The rise of populism

That development led Florida to write his new book: “Over the past decade, I really became increasingly interested in the growing inequity. That was part and parcel of the urban revival. Not just the growing inequity of our cities, but the growing inequity of our geography broadly.”

One of the ramifications of this inequality and anti-urban backlash was the election of Donald Trump. “The rising geographic inequality between the winners and the rest sows the seeds of a xenophobic, racist restoration movement, which we call populist,” Florida said. “Trump is attracting people who are turned off by the values of these urban centers, the values of tolerance, open-mindedness. They want to return to what they consider traditional American values. They think of themselves as the real Americans, while the people who live in the cities are not the real Americans and are a threat to Americanism.”

In places like San Francisco, there is also a backlash against tech companies, often a source of the nouveau riche. “You see a growing movement to say, ‘Tech companies are a big part of the problem’ and that really worries me,” Florida said. “Because tech companies are key to generating the innovations, the technologies, creating the jobs. In American history, the financial companies may have been the devil before, big monopolistic industrial companies may have been the devil before. But Americans has always liked innovators. “

But Florida sees the blaming of the tech community as a straw dog: “There is very little of any evidence that links tech companies to growing inequality. There are other characteristics of those cities: they’re expensive and they haven’t built enough housing. But it’s hard to pin the blame of rising inequality and segregation on tech companies.”

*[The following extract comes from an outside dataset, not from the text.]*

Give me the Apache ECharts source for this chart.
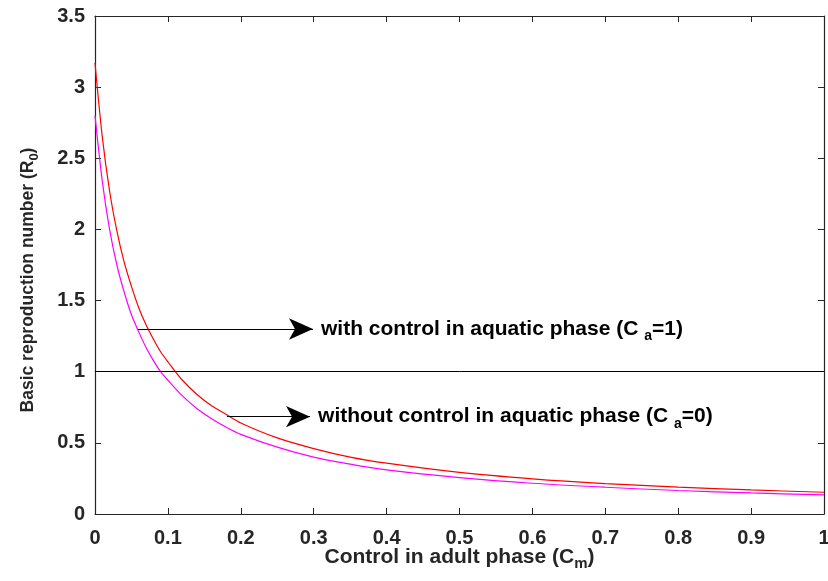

In the end, says Florida, “One thing that worries me are these joint backlashes. There’s the backlash from the right against progressive forward-looking values and the backlash in the left against the tech companies.”

Urbanism for all

Florida believes in solution he calls “urbanism for all.” These ideas spring out of the broader New Urbanism movement which is based on the idea that human needs should be the first component of urban planning. The key components of this movement include affordable housing, walkable streets, inviting public space, diverse neighborhoods, accessible transit, and shopping nearby.

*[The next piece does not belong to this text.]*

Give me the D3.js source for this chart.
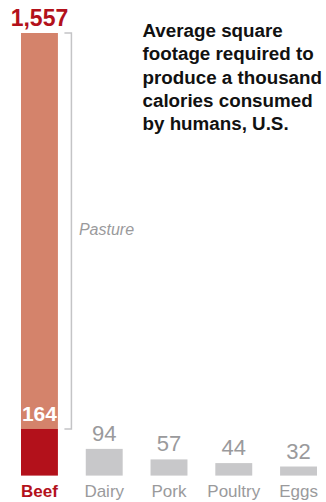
<!DOCTYPE html>
<html>
<head>
<meta charset="utf-8">
<script src="https://cdn.jsdelivr.net/npm/d3@7"></script>
<style>
  html, body { margin: 0; padding: 0; background: #fff; }
  svg { display: block; font-family: "Liberation Sans", Arial, Helvetica, sans-serif; }
</style>
</head>
<body>
<svg id="chart" width="326" height="502"></svg>
<script>
// square feet per 1,000 calories
const categories = ["Beef", "Dairy", "Pork", "Poultry", "Eggs"];
const totals = [1557, 94, 57, 44, 32];
const cropland = [164, 94, 57, 44, 32]; // beef split: cropland part vs pasture
const titleLines = ["Average square", "footage required to", "produce a thousand", "calories consumed", "by humans, U.S."];

const svg = d3.select("#chart");
const baseY = 475.6, topY = 33;

const x = d3.scaleBand()
    .domain(categories)
    .range([21, 317])
    .paddingInner(0.43)
    .paddingOuter(0);

const y = d3.scaleLinear()
    .domain([0, totals[0]])
    .range([baseY, topY]);

const data = categories.map((c, i) => ({ cat: c, total: totals[i], crop: cropland[i] }));
const beef = data[0];

// beef: pasture on top, cropland in red
svg.append("rect")
    .attr("x", x("Beef"))
    .attr("y", y(beef.total))
    .attr("width", x.bandwidth())
    .attr("height", y(beef.crop) - y(beef.total))
    .attr("fill", "#d4836b");

svg.selectAll("rect.bar")
    .data(data)
    .enter()
    .append("rect")
    .attr("class", "bar")
    .attr("x", d => x(d.cat))
    .attr("y", d => y(d.crop))
    .attr("width", x.bandwidth())
    .attr("height", d => baseY - y(d.crop))
    .attr("fill", d => d.cat === "Beef" ? "#b3111b" : "#c8c8ca");

// value labels
svg.selectAll("text.val")
    .data(data.slice(1))
    .enter()
    .append("text")
    .attr("class", "val")
    .attr("x", d => x(d.cat) + x.bandwidth() / 2)
    .attr("y", d => y(d.total) - 8)
    .attr("text-anchor", "middle")
    .attr("font-size", "22px")
    .attr("fill", "#9a9a9c")
    .text(d => d.total);

svg.append("text")
    .attr("x", x("Beef") + x.bandwidth() / 2)
    .attr("y", y(beef.total) - 7)
    .attr("text-anchor", "middle")
    .attr("font-size", "23px")
    .attr("font-weight", "bold")
    .attr("fill", "#b3111b")
    .text(d3.format(",")(beef.total));

svg.append("text")
    .attr("x", x("Beef") + x.bandwidth() / 2)
    .attr("y", y(beef.crop) - 7.5)
    .attr("text-anchor", "middle")
    .attr("font-size", "21px")
    .attr("font-weight", "bold")
    .attr("fill", "#fff")
    .text(beef.crop);

// pasture bracket
const bx = x("Beef") + x.bandwidth() + 13.5;
svg.append("path")
    .attr("d", `M${bx - 7},${y(beef.total)}H${bx}V${y(beef.crop)}H${bx - 7}`)
    .attr("fill", "none")
    .attr("stroke", "#c4c4c6")
    .attr("stroke-width", 1.5);

svg.append("text")
    .attr("x", bx + 7.5)
    .attr("y", 235)
    .attr("font-size", "16px")
    .attr("font-style", "italic")
    .attr("fill", "#9a9a9c")
    .text("Pasture");

// category labels
svg.selectAll("text.cat")
    .data(data)
    .enter()
    .append("text")
    .attr("class", "cat")
    .attr("x", d => x(d.cat) + x.bandwidth() / 2)
    .attr("y", 497.3)
    .attr("text-anchor", "middle")
    .attr("font-size", "17px")
    .attr("font-weight", d => d.cat === "Beef" ? "bold" : "normal")
    .attr("fill", d => d.cat === "Beef" ? "#b3111b" : "#9a9a9c")
    .text(d => d.cat);

// title
svg.append("text")
    .attr("x", 142.5)
    .attr("y", 37)
    .attr("font-size", "18.8px")
    .attr("font-weight", "bold")
    .attr("fill", "#111")
    .selectAll("tspan")
    .data(titleLines)
    .enter()
    .append("tspan")
    .attr("x", 142.5)
    .attr("dy", (d, i) => i === 0 ? 0 : 23.3)
    .text(d => d);
</script>
</body>
</html>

“The grandest of all grand challenges we face is building great cities,” said Florida. “Climate change, equity, poverty, employment, inequality, intolerance — all of those problems turn on one thing: building better cities and urban areas. Making cities work rather than pull us apart.”

One part of that far-sighted urban planning involves the emerging sharing economy. “One of the last arenas of inefficiency in our economy is the city,” he says. “The lights are on, the housing isn’t used, the car stay parked. We have all these fixed assets which are barely used. Office buildings go empty. Houses where people are in home. The sharing economy is a way to take that city as a platform for innovation and economic growth and make it more efficient.”

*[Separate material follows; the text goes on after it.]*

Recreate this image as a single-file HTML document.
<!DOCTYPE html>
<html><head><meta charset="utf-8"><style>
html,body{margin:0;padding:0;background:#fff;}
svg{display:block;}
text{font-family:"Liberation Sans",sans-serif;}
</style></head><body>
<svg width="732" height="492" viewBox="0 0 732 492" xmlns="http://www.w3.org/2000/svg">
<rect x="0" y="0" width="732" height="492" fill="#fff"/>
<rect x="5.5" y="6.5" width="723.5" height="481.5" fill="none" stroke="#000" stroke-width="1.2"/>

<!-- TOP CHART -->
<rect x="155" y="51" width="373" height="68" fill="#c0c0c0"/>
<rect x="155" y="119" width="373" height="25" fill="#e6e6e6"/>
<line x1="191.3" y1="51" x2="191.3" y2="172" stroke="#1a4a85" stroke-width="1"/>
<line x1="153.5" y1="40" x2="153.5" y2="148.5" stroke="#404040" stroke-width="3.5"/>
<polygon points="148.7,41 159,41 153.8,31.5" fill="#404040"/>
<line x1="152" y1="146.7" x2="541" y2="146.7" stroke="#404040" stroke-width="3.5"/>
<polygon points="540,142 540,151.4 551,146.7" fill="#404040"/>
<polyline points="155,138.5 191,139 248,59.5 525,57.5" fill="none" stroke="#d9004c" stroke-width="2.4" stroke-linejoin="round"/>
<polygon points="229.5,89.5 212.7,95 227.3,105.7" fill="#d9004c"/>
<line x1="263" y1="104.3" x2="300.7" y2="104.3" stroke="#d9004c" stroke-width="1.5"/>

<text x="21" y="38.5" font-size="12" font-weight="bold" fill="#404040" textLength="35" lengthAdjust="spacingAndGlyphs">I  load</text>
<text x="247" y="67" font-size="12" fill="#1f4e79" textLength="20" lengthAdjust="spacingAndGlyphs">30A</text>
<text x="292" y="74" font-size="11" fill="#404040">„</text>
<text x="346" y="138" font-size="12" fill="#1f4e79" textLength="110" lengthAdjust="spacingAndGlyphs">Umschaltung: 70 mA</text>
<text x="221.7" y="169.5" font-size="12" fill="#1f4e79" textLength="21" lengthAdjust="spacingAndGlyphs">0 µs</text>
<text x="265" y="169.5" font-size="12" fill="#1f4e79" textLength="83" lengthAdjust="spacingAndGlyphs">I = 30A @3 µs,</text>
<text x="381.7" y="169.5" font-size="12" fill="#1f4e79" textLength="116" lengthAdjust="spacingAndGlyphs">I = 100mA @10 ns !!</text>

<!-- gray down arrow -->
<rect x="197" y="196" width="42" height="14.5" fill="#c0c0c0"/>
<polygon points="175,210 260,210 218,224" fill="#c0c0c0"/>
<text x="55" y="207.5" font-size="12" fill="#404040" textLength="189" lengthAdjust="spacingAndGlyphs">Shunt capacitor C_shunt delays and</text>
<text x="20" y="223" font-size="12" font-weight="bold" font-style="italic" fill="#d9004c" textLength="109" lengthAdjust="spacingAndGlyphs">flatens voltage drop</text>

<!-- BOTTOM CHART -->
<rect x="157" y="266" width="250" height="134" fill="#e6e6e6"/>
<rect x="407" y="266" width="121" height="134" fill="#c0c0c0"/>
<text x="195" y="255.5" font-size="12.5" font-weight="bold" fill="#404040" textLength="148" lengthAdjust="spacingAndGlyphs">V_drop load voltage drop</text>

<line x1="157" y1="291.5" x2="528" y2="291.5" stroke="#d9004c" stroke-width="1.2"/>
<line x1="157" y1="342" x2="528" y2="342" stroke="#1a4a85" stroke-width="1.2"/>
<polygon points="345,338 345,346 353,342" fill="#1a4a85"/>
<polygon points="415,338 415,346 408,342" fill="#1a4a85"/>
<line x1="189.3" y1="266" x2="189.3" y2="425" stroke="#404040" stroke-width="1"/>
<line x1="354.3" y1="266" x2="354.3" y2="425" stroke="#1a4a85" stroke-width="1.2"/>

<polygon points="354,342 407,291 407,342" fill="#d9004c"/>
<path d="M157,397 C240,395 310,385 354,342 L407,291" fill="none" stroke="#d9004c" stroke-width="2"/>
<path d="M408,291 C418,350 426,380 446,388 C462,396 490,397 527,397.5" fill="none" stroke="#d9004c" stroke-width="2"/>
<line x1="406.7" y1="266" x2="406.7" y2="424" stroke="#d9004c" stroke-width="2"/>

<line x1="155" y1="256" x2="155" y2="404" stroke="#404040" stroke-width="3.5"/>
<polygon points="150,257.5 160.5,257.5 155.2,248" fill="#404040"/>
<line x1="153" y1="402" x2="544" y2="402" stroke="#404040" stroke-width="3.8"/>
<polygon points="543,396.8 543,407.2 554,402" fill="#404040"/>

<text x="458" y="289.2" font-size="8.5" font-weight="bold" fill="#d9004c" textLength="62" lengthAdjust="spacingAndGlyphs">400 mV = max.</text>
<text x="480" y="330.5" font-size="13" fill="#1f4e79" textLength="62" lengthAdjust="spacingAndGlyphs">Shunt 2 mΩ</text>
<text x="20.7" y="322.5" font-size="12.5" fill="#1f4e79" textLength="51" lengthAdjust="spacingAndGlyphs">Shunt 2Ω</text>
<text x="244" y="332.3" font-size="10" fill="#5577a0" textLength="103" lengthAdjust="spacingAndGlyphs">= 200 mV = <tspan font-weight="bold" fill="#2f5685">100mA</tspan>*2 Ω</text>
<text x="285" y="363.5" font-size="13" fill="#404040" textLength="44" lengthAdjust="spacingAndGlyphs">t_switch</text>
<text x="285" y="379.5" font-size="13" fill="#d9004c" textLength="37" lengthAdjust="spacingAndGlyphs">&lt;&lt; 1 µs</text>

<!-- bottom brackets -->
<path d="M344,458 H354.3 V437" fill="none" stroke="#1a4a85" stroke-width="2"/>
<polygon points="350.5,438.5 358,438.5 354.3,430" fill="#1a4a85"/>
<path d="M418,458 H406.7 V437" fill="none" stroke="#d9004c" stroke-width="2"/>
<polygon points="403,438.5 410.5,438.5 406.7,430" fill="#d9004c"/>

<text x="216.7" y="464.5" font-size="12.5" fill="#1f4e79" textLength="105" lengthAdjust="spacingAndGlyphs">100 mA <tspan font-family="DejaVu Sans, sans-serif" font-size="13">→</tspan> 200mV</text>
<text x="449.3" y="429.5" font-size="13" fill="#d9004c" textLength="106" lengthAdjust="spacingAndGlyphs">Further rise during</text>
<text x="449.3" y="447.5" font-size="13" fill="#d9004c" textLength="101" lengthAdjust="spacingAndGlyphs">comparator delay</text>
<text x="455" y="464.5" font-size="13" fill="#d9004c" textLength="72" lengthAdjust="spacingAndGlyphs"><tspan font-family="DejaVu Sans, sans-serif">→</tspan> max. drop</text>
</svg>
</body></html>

Florida says that the best way to build a vibrant and sustainable middle class today is to make sure that the everyone, no matter what portion of the workforce they represent, feels like their needs are part of a broad-based solution. He believes that what is needed is a new “natural coalition” of knowledge workers and service workers. Despite their occupational divides, they share a desire to make cities work for all.

Still, Florida sees hope rather than despair for our cities. “In the long run, clustered dynamic vibrant diverse urban capitalism will prevail,” he says. “But this is a time where all of us have to dig deep.” It’s a time, he says it’s a time where “acting locally really matters and empowering local actors, empowering mayors and councilors, empowering different kinds of cities to focus on and solve their own problems. I think if we do that, we’ll be okay. But this is a big turning point in our history.”